Wednesday, May 23, 2012

Novel cheekily gathers together the best bits from our entertainment history

Coming from a respected Wellington family of thespians, entertainers and musicians, it was only a matter of time before our beloved and masterful storyteller turned her attention to the heady world of show-biz.
Jenny Pattrick, who put Denniston back on the map with her best-selling historical novel and was in the news again recently with the launch of the new ‘Denniston Rose Literature Trail’, spins another great tale imagining the colonial life of entertainer Lily Alouette, an impetuous, effervescent and always restless leading lady who immediately charms all who cross her path ― both fellow characters and readers alike.

Skylark, is a romp of a read which clearly Jenny Pattrick has enjoyed creating for us.

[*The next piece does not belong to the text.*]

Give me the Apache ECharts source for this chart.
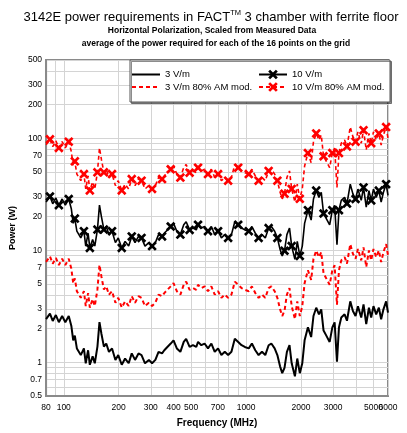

It’s a most unconventional of love stories ― set amid real figures from nineteenth-century theatre and, she says, “cheekily gathering together all the best bits of real theatrical events from history.” 
Jenny Pattrick’s novel paints a vivid, entertaining and absorbing picture of the exciting, itinerant life of colonial actors and circus performers, of gold miners, of horse breeders and of our early settlers.

Acting is definitely in Pattrick’s blood and her sense of drama and love of the stage is palpable throughout the novel as it cracks its giddy pace. 

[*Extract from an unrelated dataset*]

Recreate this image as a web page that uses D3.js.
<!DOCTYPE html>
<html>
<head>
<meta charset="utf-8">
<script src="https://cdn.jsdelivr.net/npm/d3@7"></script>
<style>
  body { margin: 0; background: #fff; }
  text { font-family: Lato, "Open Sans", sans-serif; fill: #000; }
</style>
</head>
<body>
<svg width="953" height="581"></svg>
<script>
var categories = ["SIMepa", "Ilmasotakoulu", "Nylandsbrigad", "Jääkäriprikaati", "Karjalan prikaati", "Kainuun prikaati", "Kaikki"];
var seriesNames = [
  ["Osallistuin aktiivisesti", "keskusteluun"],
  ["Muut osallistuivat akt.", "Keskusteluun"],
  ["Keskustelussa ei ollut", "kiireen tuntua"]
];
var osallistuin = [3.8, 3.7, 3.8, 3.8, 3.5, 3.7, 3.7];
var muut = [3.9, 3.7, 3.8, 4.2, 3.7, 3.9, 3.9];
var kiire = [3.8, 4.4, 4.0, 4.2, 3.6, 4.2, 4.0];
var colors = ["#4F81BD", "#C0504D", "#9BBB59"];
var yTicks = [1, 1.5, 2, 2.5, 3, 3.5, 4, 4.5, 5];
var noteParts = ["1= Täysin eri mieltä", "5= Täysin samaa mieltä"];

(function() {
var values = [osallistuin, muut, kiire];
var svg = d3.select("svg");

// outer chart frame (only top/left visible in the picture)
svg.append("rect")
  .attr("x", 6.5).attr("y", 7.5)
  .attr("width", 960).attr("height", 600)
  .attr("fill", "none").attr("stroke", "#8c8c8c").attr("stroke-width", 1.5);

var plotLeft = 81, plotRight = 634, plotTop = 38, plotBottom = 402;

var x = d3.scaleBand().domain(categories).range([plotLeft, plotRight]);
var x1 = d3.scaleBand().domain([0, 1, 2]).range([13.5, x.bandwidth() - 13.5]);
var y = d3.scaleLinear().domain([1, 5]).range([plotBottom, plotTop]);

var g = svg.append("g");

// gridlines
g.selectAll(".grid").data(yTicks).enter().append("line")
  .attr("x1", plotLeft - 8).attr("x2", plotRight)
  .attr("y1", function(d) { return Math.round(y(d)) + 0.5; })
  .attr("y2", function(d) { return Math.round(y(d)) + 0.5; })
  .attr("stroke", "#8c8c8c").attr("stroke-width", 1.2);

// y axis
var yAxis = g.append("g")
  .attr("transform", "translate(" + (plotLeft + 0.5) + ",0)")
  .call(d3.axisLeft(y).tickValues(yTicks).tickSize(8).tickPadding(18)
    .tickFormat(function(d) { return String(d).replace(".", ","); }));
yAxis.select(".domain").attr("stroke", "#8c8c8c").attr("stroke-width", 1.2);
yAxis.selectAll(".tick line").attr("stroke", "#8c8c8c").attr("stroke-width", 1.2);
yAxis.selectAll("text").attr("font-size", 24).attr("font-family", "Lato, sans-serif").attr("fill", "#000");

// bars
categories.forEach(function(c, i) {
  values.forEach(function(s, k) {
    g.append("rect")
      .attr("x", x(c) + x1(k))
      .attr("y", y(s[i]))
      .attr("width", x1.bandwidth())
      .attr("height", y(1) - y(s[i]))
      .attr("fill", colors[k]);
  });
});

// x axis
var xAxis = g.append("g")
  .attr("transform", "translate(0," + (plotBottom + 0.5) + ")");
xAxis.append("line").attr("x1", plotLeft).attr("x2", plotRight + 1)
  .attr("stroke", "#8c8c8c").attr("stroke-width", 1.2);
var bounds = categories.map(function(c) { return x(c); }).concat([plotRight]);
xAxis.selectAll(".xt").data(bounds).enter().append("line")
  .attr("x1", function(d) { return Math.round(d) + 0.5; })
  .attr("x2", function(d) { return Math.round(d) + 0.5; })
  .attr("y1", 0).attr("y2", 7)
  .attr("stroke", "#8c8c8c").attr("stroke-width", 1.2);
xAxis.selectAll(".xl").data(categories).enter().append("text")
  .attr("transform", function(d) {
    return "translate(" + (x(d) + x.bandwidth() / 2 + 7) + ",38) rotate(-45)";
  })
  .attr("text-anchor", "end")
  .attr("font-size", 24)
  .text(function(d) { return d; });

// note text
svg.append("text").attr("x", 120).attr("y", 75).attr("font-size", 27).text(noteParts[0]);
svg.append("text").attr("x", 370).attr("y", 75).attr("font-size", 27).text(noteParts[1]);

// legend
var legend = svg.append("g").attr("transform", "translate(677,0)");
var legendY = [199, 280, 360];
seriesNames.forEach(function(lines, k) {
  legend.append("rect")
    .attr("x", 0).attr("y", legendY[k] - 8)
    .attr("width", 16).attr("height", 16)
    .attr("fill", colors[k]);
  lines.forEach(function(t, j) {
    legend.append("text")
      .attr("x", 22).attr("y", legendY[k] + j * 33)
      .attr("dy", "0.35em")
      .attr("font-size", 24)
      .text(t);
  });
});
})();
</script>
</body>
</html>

“My parents,” says Pattrick, “were, all their lives, involved in theatre in Wellington and I grew up watching rehearsals, going to plays and then acting and directing myself. Many of our family and friends are involved in the performing arts so I guess it was natural for me to be interested in writing a book about entertainment.
In terms of what’s based on fact and what’s not, Pattrick explains: “In Skylark, I’ve inserted my own family of characters, especially Lily Alouette, into the real entertainment history of New Zealand, which is amazingly rich. Circuses, theatrical companies, singers and even a company of juvenile operatic performers toured New Zealand from the earliest days of European settlement.
“Apart from my fictional family, all the characters are real performers of the time – Foley’s Victoria Circus, the formidable Mrs W H Foley, the Buckingham Family Entertainers, The Inimitable Charles Thatcher and Annie Vitelli, the Pollard Lilliputian Company and of course the villain: Captain Bully Hayes. They appear in places and at times that are accurate.
“In those early days a night at the theatre usually consisted of a triple bill – a melodrama, then a musical interlude and finally a farce, the same group of multi-talented entertainers performing in all three. The narrative of Skylark follows this pattern, with three characters telling a story: Lily Alouette and Mattie writing their own stories and Samuel Lacey telling his father Jack’s.”

In a nice move Random House has re-jacketed their best-selling author's earlier titles and I must say they look terrific.

Note - publication date for Skylark is 1 June 2012.

1 comment:

  1. That formidable Mrs. Foley was my Great-great aunt. Quite woman for her time!